# Battery won't charge on craftsman DLT2000



## cc-scott (Aug 29, 2010)

Old battery won't start the engine (cranks but too weak). I got a new battery and it worked fine for a short while. Recently it started to show signs of a very weak battery. Eventually, it is totally dead. I can still jump start it and it will last a little while after disconnecting from my car battery, but then still dies. The longer I connect my car battery to it, the longer it lasts after disconnecting. Seems like my car was able to charge the mower battery (but not the mower itself). Could anyone let me know where should I start looking? (alternator?)
It is a 20HP, electric start, automatic transmission, Here is the model # 917.272247
Thank you!


----------



## phillipmc (Jan 27, 2008)

Make sure there is no corrosion on the battery terminals and all other connections coming from battery. Next check your wire from engine to solenoid. Should be a small wire on the battery side of it. With the engine running check your voltage of that wire while its unhooked.


----------



## 30yearTech (Sep 14, 2006)

First thing, you need to fully charge your battery, then with the engine running, test the output of the alternator. Unplug the alternator from the voltage regulator. With the engine running full speed (aprox 3600 rm) you should get 28 volts or more AC from the alternator. If this checks then plug the alternator back into the regulator and test the output for 13.8 to 14.7 volts DC to the battery. 

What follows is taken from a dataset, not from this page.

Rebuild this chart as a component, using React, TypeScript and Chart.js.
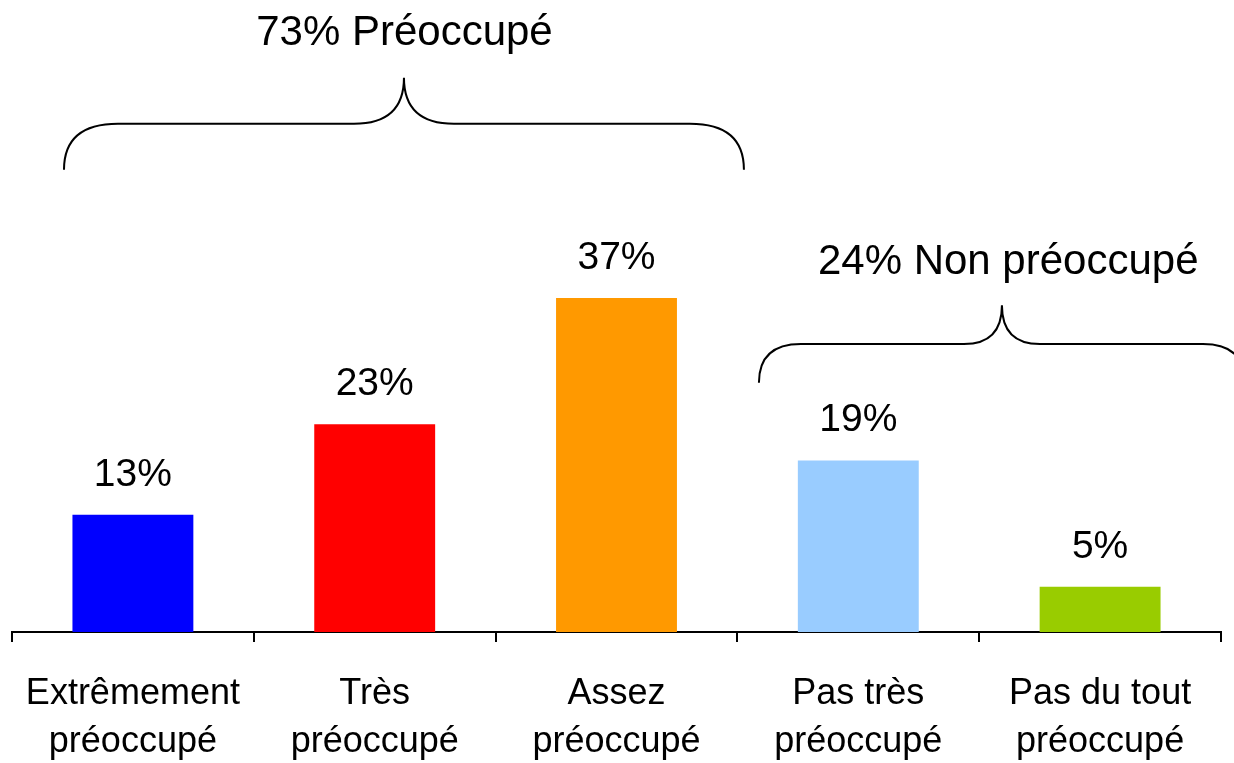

If your not getting 28 volts AC or higher from the Alternator, then you need to replace the alternator. If you have proper AC voltage from the alternator, but do not get sufficient DC voltage from the regulator, the replace the regulator. 

Best of Luck.... :thumbsup: 

You can download a service manual for your engine at:
www.kohlerplus.com 
you can enter the site as a guest.


----------



## cc-scott (Aug 29, 2010)

Finally got to work on it. It turned out to be a loose connection to the regulator. I can see sparks coming from it when pressing it. Simple cleaning and refitting fixed the problem.
Thanks for your detailed instruction 30yearTech.


----------